■ Problem to work on
Retype the records below exactly as they appear, but leave out any pictures.

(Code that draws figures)
::::
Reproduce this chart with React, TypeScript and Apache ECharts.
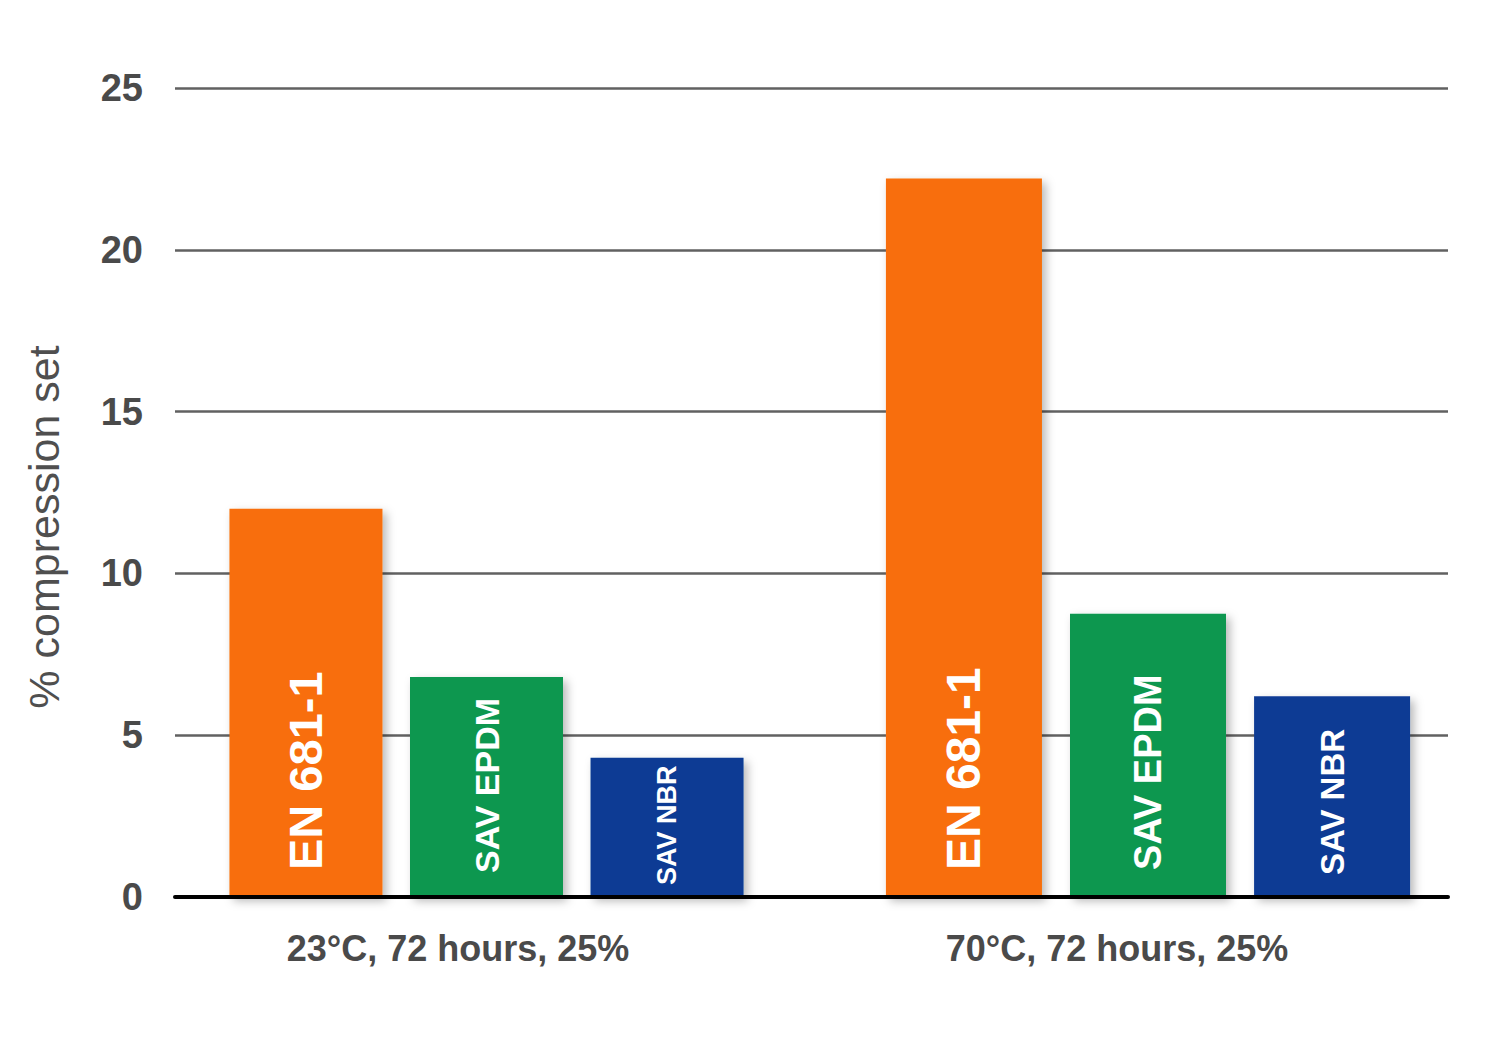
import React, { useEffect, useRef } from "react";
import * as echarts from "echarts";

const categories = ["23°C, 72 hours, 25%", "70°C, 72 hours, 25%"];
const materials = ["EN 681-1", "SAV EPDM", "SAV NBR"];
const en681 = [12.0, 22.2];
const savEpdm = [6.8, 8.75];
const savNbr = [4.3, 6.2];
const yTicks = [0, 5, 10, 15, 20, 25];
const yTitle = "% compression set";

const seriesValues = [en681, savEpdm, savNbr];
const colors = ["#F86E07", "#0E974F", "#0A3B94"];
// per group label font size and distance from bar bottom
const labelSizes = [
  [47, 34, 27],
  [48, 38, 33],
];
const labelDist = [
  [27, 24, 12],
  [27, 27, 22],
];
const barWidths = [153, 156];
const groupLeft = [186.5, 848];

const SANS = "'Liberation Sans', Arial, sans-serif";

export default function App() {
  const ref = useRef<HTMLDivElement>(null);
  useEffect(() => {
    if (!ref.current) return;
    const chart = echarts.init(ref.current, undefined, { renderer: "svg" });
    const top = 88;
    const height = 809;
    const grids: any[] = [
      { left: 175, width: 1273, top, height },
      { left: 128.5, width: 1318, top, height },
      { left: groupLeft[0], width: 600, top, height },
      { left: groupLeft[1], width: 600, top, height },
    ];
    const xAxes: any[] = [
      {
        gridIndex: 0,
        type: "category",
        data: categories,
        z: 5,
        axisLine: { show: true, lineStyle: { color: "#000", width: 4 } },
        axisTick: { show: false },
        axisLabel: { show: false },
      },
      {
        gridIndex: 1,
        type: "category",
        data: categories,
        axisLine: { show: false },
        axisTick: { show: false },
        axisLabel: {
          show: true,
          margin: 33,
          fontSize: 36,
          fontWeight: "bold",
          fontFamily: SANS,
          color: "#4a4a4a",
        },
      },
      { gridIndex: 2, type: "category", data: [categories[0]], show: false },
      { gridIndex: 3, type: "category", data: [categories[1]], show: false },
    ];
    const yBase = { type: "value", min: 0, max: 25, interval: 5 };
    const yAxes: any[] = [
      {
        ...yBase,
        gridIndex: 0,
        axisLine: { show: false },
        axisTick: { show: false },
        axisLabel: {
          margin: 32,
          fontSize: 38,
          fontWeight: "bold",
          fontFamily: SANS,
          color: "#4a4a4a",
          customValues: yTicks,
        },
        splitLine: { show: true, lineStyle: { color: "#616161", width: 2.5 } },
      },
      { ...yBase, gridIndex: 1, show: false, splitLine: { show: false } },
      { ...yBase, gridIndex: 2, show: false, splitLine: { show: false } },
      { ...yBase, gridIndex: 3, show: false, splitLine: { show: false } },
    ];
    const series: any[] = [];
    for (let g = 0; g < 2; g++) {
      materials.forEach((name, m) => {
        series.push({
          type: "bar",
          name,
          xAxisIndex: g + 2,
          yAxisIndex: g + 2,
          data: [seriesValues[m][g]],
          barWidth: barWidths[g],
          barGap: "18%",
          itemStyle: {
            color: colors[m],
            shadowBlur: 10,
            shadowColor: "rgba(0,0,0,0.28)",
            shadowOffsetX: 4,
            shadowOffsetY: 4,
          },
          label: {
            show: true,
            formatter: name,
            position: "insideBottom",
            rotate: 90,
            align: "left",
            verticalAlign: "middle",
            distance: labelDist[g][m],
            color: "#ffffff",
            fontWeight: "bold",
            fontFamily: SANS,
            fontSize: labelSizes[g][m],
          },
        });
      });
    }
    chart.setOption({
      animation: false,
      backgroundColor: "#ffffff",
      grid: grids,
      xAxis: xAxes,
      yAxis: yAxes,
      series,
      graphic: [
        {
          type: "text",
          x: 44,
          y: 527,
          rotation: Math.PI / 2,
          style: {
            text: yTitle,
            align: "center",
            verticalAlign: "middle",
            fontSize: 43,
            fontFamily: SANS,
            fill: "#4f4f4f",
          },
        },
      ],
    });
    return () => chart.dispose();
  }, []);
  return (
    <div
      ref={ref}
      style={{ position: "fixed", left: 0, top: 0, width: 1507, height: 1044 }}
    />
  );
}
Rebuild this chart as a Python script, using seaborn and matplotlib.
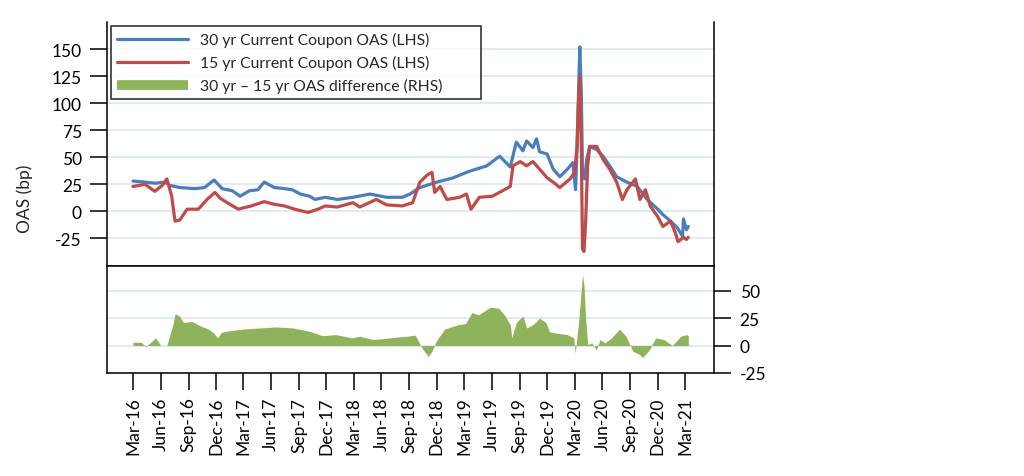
::::
■ Answer for the task
Reproduce this chart with React, TypeScript and Apache ECharts.
import React, { useEffect, useRef } from "react";
import * as echarts from "echarts";

const categories = ["23°C, 72 hours, 25%", "70°C, 72 hours, 25%"];
const materials = ["EN 681-1", "SAV EPDM", "SAV NBR"];
const en681 = [12.0, 22.2];
const savEpdm = [6.8, 8.75];
const savNbr = [4.3, 6.2];
const yTicks = [0, 5, 10, 15, 20, 25];
const yTitle = "% compression set";

const seriesValues = [en681, savEpdm, savNbr];
const colors = ["#F86E07", "#0E974F", "#0A3B94"];
// per group label font size and distance from bar bottom
const labelSizes = [
  [47, 34, 27],
  [48, 38, 33],
];
const labelDist = [
  [27, 24, 12],
  [27, 27, 22],
];
const barWidths = [153, 156];
const groupLeft = [186.5, 848];

const SANS = "'Liberation Sans', Arial, sans-serif";

export default function App() {
  const ref = useRef<HTMLDivElement>(null);
  useEffect(() => {
    if (!ref.current) return;
    const chart = echarts.init(ref.current, undefined, { renderer: "svg" });
    const top = 88;
    const height = 809;
    const grids: any[] = [
      { left: 175, width: 1273, top, height },
      { left: 128.5, width: 1318, top, height },
      { left: groupLeft[0], width: 600, top, height },
      { left: groupLeft[1], width: 600, top, height },
    ];
    const xAxes: any[] = [
      {
        gridIndex: 0,
        type: "category",
        data: categories,
        z: 5,
        axisLine: { show: true, lineStyle: { color: "#000", width: 4 } },
        axisTick: { show: false },
        axisLabel: { show: false },
      },
      {
        gridIndex: 1,
        type: "category",
        data: categories,
        axisLine: { show: false },
        axisTick: { show: false },
        axisLabel: {
          show: true,
          margin: 33,
          fontSize: 36,
          fontWeight: "bold",
          fontFamily: SANS,
          color: "#4a4a4a",
        },
      },
      { gridIndex: 2, type: "category", data: [categories[0]], show: false },
      { gridIndex: 3, type: "category", data: [categories[1]], show: false },
    ];
    const yBase = { type: "value", min: 0, max: 25, interval: 5 };
    const yAxes: any[] = [
      {
        ...yBase,
        gridIndex: 0,
        axisLine: { show: false },
        axisTick: { show: false },
        axisLabel: {
          margin: 32,
          fontSize: 38,
          fontWeight: "bold",
          fontFamily: SANS,
          color: "#4a4a4a",
          customValues: yTicks,
        },
        splitLine: { show: true, lineStyle: { color: "#616161", width: 2.5 } },
      },
      { ...yBase, gridIndex: 1, show: false, splitLine: { show: false } },
      { ...yBase, gridIndex: 2, show: false, splitLine: { show: false } },
      { ...yBase, gridIndex: 3, show: false, splitLine: { show: false } },
    ];
    const series: any[] = [];
    for (let g = 0; g < 2; g++) {
      materials.forEach((name, m) => {
        series.push({
          type: "bar",
          name,
          xAxisIndex: g + 2,
          yAxisIndex: g + 2,
          data: [seriesValues[m][g]],
          barWidth: barWidths[g],
          barGap: "18%",
          itemStyle: {
            color: colors[m],
            shadowBlur: 10,
            shadowColor: "rgba(0,0,0,0.28)",
            shadowOffsetX: 4,
            shadowOffsetY: 4,
          },
          label: {
            show: true,
            formatter: name,
            position: "insideBottom",
            rotate: 90,
            align: "left",
            verticalAlign: "middle",
            distance: labelDist[g][m],
            color: "#ffffff",
            fontWeight: "bold",
            fontFamily: SANS,
            fontSize: labelSizes[g][m],
          },
        });
      });
    }
    chart.setOption({
      animation: false,
      backgroundColor: "#ffffff",
      grid: grids,
      xAxis: xAxes,
      yAxis: yAxes,
      series,
      graphic: [
        {
          type: "text",
          x: 44,
          y: 527,
          rotation: Math.PI / 2,
          style: {
            text: yTitle,
            align: "center",
            verticalAlign: "middle",
            fontSize: 43,
            fontFamily: SANS,
            fill: "#4f4f4f",
          },
        },
      ],
    });
    return () => chart.dispose();
  }, []);
  return (
    <div
      ref={ref}
      style={{ position: "fixed", left: 0, top: 0, width: 1507, height: 1044 }}
    />
  );
}
Rebuild this chart as a Python script, using seaborn and matplotlib.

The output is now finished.